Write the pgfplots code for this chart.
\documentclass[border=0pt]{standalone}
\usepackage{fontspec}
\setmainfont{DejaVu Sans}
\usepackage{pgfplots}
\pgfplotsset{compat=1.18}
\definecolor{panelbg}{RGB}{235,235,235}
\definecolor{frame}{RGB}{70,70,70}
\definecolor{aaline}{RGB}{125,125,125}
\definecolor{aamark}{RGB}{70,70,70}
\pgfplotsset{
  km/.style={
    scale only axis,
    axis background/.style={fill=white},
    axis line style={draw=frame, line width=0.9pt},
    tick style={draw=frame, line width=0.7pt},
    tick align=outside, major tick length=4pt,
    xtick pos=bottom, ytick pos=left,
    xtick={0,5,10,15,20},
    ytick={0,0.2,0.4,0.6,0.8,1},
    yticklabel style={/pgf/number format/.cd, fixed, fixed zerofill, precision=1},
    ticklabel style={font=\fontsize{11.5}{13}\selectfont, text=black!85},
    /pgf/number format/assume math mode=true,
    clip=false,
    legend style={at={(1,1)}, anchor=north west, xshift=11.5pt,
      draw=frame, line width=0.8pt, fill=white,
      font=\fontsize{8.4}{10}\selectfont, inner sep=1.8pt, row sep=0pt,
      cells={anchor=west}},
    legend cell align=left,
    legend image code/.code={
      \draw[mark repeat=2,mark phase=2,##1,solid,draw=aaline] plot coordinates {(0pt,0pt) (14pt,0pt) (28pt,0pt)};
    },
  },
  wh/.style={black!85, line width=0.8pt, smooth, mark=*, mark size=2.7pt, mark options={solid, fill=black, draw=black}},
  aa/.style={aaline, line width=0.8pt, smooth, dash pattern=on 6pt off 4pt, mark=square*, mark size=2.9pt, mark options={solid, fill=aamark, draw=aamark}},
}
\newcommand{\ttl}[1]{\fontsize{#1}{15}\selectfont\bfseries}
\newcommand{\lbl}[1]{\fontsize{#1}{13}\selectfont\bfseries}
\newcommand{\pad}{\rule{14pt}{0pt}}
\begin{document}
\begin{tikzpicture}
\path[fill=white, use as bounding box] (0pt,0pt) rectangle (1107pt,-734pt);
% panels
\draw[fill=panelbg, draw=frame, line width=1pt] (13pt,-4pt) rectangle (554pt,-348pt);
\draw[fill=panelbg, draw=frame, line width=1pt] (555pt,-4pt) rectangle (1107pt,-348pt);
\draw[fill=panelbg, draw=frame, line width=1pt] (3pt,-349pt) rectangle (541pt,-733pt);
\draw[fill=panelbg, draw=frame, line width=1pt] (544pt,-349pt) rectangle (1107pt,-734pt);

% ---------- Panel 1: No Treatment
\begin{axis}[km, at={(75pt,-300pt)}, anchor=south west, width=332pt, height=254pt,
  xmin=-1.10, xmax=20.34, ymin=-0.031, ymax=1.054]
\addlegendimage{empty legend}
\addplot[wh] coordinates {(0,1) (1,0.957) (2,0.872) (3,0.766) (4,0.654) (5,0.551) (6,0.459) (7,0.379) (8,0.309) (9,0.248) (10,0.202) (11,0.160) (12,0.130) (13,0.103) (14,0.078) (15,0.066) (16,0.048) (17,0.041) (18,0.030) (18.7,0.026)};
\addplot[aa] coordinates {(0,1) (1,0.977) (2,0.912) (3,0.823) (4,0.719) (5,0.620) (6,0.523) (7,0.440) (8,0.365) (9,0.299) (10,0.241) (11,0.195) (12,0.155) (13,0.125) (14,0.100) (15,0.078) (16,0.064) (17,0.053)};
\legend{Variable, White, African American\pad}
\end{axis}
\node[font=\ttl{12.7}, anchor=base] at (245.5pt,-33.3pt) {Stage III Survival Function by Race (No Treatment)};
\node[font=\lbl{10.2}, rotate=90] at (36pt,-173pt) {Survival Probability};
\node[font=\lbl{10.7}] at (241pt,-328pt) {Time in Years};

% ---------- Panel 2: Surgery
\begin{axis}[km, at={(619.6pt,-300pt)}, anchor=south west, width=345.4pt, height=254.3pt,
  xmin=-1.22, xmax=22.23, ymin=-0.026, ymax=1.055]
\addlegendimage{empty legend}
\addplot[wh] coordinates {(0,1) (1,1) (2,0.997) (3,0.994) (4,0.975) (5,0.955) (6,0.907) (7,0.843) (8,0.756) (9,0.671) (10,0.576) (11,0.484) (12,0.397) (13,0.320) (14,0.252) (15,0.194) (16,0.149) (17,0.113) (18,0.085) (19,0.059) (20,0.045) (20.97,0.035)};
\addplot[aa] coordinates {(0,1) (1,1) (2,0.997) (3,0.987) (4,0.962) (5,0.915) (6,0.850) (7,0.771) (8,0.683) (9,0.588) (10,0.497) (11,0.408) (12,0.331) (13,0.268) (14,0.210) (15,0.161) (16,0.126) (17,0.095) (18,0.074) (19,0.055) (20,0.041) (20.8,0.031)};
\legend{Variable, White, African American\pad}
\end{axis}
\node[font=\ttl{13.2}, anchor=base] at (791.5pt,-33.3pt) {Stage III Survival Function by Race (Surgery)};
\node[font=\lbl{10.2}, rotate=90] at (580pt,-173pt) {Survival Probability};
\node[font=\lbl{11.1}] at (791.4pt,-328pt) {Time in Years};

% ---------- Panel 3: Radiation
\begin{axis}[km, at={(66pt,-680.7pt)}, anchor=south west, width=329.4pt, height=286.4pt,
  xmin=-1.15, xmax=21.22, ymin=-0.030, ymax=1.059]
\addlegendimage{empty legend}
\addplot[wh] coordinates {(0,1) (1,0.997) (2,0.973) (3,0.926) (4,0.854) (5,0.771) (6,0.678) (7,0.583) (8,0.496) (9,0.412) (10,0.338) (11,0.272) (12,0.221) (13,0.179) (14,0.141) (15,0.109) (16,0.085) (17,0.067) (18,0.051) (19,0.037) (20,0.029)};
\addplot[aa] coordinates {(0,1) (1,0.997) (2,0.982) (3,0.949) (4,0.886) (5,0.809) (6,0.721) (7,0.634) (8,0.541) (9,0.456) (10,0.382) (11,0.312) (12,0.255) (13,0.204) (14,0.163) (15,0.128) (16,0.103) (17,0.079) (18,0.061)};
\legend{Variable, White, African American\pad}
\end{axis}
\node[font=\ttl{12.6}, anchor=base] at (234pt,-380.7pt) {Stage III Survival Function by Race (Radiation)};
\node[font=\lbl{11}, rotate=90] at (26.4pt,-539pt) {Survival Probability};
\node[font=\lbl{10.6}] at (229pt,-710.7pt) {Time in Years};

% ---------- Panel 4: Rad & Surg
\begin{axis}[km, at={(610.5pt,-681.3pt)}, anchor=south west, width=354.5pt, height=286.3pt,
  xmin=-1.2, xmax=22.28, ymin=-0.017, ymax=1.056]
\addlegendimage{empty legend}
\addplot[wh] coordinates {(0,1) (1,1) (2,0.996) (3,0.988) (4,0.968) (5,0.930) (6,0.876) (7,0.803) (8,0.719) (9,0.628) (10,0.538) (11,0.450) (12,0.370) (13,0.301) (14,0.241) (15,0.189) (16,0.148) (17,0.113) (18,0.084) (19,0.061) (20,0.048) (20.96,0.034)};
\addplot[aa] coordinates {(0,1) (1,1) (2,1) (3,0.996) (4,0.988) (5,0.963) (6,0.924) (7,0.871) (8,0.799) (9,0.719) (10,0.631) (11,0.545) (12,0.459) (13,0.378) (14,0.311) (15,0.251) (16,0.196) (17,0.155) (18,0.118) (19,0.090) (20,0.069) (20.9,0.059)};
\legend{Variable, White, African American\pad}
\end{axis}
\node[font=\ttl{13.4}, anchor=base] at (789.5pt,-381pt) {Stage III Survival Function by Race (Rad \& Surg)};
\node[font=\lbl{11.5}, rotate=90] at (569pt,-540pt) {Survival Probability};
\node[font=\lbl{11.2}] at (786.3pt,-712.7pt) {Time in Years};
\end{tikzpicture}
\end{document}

### WHAT IS EXPECTED
Search the lines for "code". Copy each line that has it.

### OUTPUT FOR THIS EXERCISE
Write the pgfplots code for this chart.
    legend image code/.code={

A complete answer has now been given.